→ DATA FOR THIS EXERCISE
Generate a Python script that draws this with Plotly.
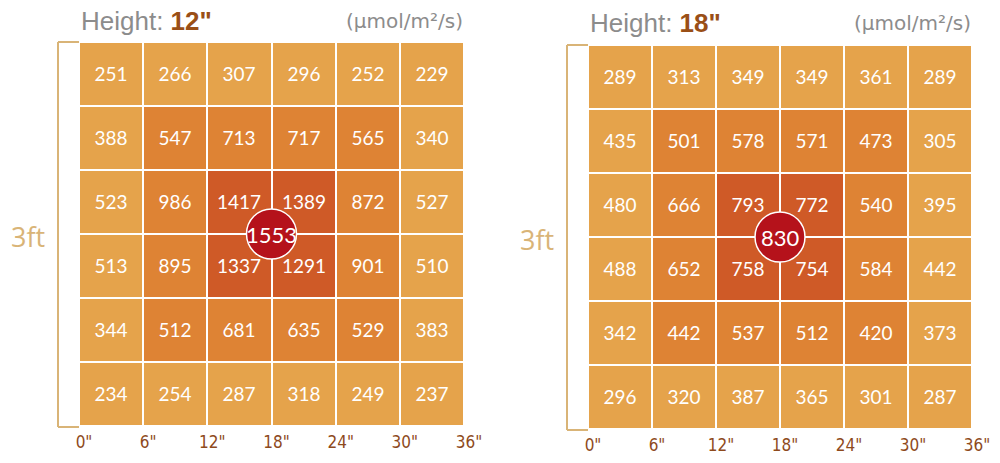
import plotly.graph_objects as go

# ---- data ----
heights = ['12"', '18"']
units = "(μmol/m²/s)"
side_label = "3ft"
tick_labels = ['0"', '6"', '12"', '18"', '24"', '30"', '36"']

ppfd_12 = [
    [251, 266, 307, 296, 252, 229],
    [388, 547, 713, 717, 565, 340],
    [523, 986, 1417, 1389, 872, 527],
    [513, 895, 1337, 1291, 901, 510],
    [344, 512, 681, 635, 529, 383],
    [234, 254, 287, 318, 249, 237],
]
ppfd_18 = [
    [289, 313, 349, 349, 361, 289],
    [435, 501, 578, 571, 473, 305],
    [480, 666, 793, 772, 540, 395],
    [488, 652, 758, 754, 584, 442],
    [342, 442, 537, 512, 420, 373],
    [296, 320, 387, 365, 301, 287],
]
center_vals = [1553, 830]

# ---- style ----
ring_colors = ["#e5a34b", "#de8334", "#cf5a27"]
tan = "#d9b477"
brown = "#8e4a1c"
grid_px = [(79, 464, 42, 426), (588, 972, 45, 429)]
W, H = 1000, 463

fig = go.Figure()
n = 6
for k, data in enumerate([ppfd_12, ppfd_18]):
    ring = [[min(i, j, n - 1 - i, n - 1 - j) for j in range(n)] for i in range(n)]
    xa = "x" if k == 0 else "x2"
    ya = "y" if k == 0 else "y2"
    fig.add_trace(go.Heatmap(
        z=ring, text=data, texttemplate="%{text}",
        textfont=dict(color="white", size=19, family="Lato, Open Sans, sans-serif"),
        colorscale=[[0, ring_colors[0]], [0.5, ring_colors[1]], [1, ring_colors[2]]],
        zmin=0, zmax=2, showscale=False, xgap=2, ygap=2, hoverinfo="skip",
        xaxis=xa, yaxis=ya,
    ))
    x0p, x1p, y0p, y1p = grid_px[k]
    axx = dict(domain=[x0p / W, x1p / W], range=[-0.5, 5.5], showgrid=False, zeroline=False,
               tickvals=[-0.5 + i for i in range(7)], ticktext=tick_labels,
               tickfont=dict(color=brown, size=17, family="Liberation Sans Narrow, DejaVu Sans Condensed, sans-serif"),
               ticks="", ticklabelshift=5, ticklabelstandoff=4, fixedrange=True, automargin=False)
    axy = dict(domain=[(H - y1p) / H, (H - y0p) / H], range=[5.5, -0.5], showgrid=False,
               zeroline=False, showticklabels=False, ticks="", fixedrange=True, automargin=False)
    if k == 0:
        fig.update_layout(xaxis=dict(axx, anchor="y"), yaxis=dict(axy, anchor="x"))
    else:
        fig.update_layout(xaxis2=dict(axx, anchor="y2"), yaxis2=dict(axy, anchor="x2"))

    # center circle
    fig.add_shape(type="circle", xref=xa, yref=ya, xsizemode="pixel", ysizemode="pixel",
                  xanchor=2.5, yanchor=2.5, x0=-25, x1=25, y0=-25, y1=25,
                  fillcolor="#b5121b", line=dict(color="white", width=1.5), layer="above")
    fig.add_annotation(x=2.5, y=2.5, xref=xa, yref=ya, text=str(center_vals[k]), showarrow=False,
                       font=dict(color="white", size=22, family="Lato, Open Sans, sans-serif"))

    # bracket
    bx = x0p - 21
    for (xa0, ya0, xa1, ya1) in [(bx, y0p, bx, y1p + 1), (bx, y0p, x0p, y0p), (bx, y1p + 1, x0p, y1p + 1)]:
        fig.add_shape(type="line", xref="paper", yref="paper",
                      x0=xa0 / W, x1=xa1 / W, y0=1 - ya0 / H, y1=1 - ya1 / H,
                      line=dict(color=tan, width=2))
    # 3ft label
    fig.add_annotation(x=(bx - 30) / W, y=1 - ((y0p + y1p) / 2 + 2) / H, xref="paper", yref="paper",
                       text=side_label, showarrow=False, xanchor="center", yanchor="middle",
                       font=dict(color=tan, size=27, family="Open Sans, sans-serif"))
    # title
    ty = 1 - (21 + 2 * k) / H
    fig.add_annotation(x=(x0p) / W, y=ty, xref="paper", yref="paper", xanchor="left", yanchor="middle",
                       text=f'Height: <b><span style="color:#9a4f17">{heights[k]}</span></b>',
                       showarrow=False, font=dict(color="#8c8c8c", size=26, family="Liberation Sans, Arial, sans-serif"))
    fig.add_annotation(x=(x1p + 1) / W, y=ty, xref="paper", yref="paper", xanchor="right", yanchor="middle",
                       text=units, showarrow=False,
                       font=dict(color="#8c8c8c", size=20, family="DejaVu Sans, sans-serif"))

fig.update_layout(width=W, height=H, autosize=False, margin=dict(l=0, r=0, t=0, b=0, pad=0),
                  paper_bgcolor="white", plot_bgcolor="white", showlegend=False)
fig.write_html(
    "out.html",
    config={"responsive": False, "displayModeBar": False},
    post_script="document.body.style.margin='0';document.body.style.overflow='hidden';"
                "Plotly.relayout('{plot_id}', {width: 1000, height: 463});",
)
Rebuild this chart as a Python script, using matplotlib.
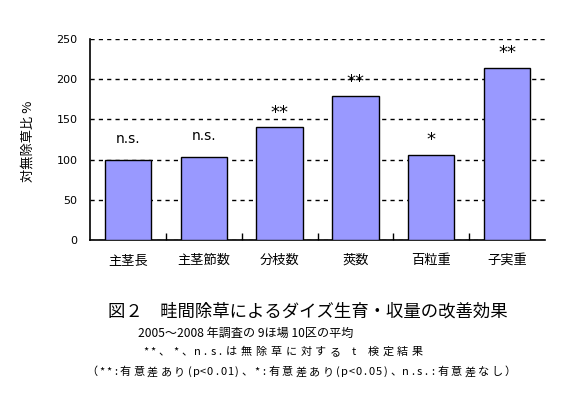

→ TO DO
Give an exact reproduction of every line, leaving out any picture.

→ RESULT OF THE EXERCISE
Generate a Python script that draws this with Plotly.
import plotly.graph_objects as go

# ---- data ----
heights = ['12"', '18"']
units = "(μmol/m²/s)"
side_label = "3ft"
tick_labels = ['0"', '6"', '12"', '18"', '24"', '30"', '36"']

ppfd_12 = [
    [251, 266, 307, 296, 252, 229],
    [388, 547, 713, 717, 565, 340],
    [523, 986, 1417, 1389, 872, 527],
    [513, 895, 1337, 1291, 901, 510],
    [344, 512, 681, 635, 529, 383],
    [234, 254, 287, 318, 249, 237],
]
ppfd_18 = [
    [289, 313, 349, 349, 361, 289],
    [435, 501, 578, 571, 473, 305],
    [480, 666, 793, 772, 540, 395],
    [488, 652, 758, 754, 584, 442],
    [342, 442, 537, 512, 420, 373],
    [296, 320, 387, 365, 301, 287],
]
center_vals = [1553, 830]

# ---- style ----
ring_colors = ["#e5a34b", "#de8334", "#cf5a27"]
tan = "#d9b477"
brown = "#8e4a1c"
grid_px = [(79, 464, 42, 426), (588, 972, 45, 429)]
W, H = 1000, 463

fig = go.Figure()
n = 6
for k, data in enumerate([ppfd_12, ppfd_18]):
    ring = [[min(i, j, n - 1 - i, n - 1 - j) for j in range(n)] for i in range(n)]
    xa = "x" if k == 0 else "x2"
    ya = "y" if k == 0 else "y2"
    fig.add_trace(go.Heatmap(
        z=ring, text=data, texttemplate="%{text}",
        textfont=dict(color="white", size=19, family="Lato, Open Sans, sans-serif"),
        colorscale=[[0, ring_colors[0]], [0.5, ring_colors[1]], [1, ring_colors[2]]],
        zmin=0, zmax=2, showscale=False, xgap=2, ygap=2, hoverinfo="skip",
        xaxis=xa, yaxis=ya,
    ))
    x0p, x1p, y0p, y1p = grid_px[k]
    axx = dict(domain=[x0p / W, x1p / W], range=[-0.5, 5.5], showgrid=False, zeroline=False,
               tickvals=[-0.5 + i for i in range(7)], ticktext=tick_labels,
               tickfont=dict(color=brown, size=17, family="Liberation Sans Narrow, DejaVu Sans Condensed, sans-serif"),
               ticks="", ticklabelshift=5, ticklabelstandoff=4, fixedrange=True, automargin=False)
    axy = dict(domain=[(H - y1p) / H, (H - y0p) / H], range=[5.5, -0.5], showgrid=False,
               zeroline=False, showticklabels=False, ticks="", fixedrange=True, automargin=False)
    if k == 0:
        fig.update_layout(xaxis=dict(axx, anchor="y"), yaxis=dict(axy, anchor="x"))
    else:
        fig.update_layout(xaxis2=dict(axx, anchor="y2"), yaxis2=dict(axy, anchor="x2"))

    # center circle
    fig.add_shape(type="circle", xref=xa, yref=ya, xsizemode="pixel", ysizemode="pixel",
                  xanchor=2.5, yanchor=2.5, x0=-25, x1=25, y0=-25, y1=25,
                  fillcolor="#b5121b", line=dict(color="white", width=1.5), layer="above")
    fig.add_annotation(x=2.5, y=2.5, xref=xa, yref=ya, text=str(center_vals[k]), showarrow=False,
                       font=dict(color="white", size=22, family="Lato, Open Sans, sans-serif"))

    # bracket
    bx = x0p - 21
    for (xa0, ya0, xa1, ya1) in [(bx, y0p, bx, y1p + 1), (bx, y0p, x0p, y0p), (bx, y1p + 1, x0p, y1p + 1)]:
        fig.add_shape(type="line", xref="paper", yref="paper",
                      x0=xa0 / W, x1=xa1 / W, y0=1 - ya0 / H, y1=1 - ya1 / H,
                      line=dict(color=tan, width=2))
    # 3ft label
    fig.add_annotation(x=(bx - 30) / W, y=1 - ((y0p + y1p) / 2 + 2) / H, xref="paper", yref="paper",
                       text=side_label, showarrow=False, xanchor="center", yanchor="middle",
                       font=dict(color=tan, size=27, family="Open Sans, sans-serif"))
    # title
    ty = 1 - (21 + 2 * k) / H
    fig.add_annotation(x=(x0p) / W, y=ty, xref="paper", yref="paper", xanchor="left", yanchor="middle",
                       text=f'Height: <b><span style="color:#9a4f17">{heights[k]}</span></b>',
                       showarrow=False, font=dict(color="#8c8c8c", size=26, family="Liberation Sans, Arial, sans-serif"))
    fig.add_annotation(x=(x1p + 1) / W, y=ty, xref="paper", yref="paper", xanchor="right", yanchor="middle",
                       text=units, showarrow=False,
                       font=dict(color="#8c8c8c", size=20, family="DejaVu Sans, sans-serif"))

fig.update_layout(width=W, height=H, autosize=False, margin=dict(l=0, r=0, t=0, b=0, pad=0),
                  paper_bgcolor="white", plot_bgcolor="white", showlegend=False)
fig.write_html(
    "out.html",
    config={"responsive": False, "displayModeBar": False},
    post_script="document.body.style.margin='0';document.body.style.overflow='hidden';"
                "Plotly.relayout('{plot_id}', {width: 1000, height: 463});",
)
Rebuild this chart as a Python script, using matplotlib.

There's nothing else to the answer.